YouTube can help get you a job even if you don't like putting your face on camera. That's what happened for Stanford student Feross Aboukhadijeh when he created YouTube Instant on a bet to his roommate. Aboukhadijeh built YouTube Instant shortly after the launch of Google Instant to bring the same insta-search features to the video platform.
The CEO of YouTube, Chad Hurley, was so impressed that he offered him a job over Twitter. Aboukhadijeh, now an employee at YouTube, continues to add features to his design while finishing his degree at Stanford.
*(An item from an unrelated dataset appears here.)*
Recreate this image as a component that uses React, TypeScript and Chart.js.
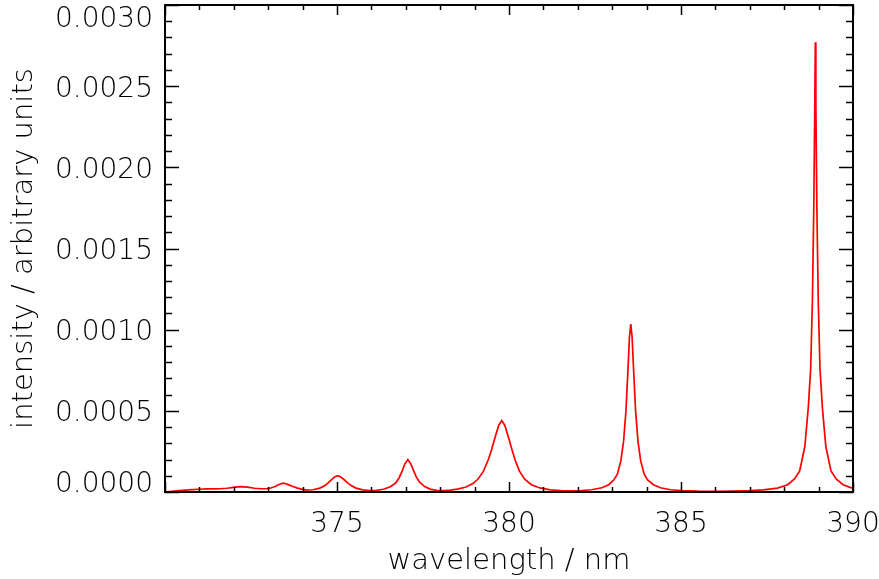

Not all of us can build a site that will get noticed by major execs, but Aboukhadijeh proves that creativity and hirability aren't limited by your on-screen personality. Try programming, coding, sketching or designing something in your desired field. For example, create a new bird design for Twitter or better user interface for Facebook and post it online — you never know who's watching.
When 23-year-old Brian Freedman saw an ad to write financial articles for iGrad, a financial advice site for college students, he focused on a small side note offering to submit video instead. Freedman created a sample video on how to budget by using envelopes and was offered the job on the spot.
Freedman felt more comfortable speaking in front of a camera than writing a cover letter or traditional resume. YouTube allowed him to show his financial sense and on-screen personality to help him land the job ahead of other potential contributors. "Doing a video with YouTube is much more effective than a resume," Freedman said. "It basically shows what you can do, what you are capable of."
After nine videos, Freedman parted with iGrad to start his own channel taking a bluer (read: NSFW) approach to relationship advice. He was able to build his brand and draw in far more followers than with iGrad.
hese days, it's not uncommon for a company or employer to host a video contest on YouTube to draw in potential candidates. For example, Dr. Pepper teamed up with Step Up Director Jon M. Chu to hold a YouTube Dance Contest to find a dancer to feature in an Ultra Records music video — check out the winner's video above.
Video contests are so popular on YouTube that it has an entire page dedicated to contests ranging from short film contests to social good efforts. Keep an eye out for contests in your area of expertise and enter when the right opportunity comes along.
YouTube is a simple, snappy way to get yourself seen. Aside from the social media pop and pizazz, it's quickly becoming an effective way to own SEO terms, build a brand, and find jobs. While some video proficiency helps, fancy film work and high tech cameras aren't key to success. Approach YouTube with creativity, authenticity and consistency, and the results might just come your way.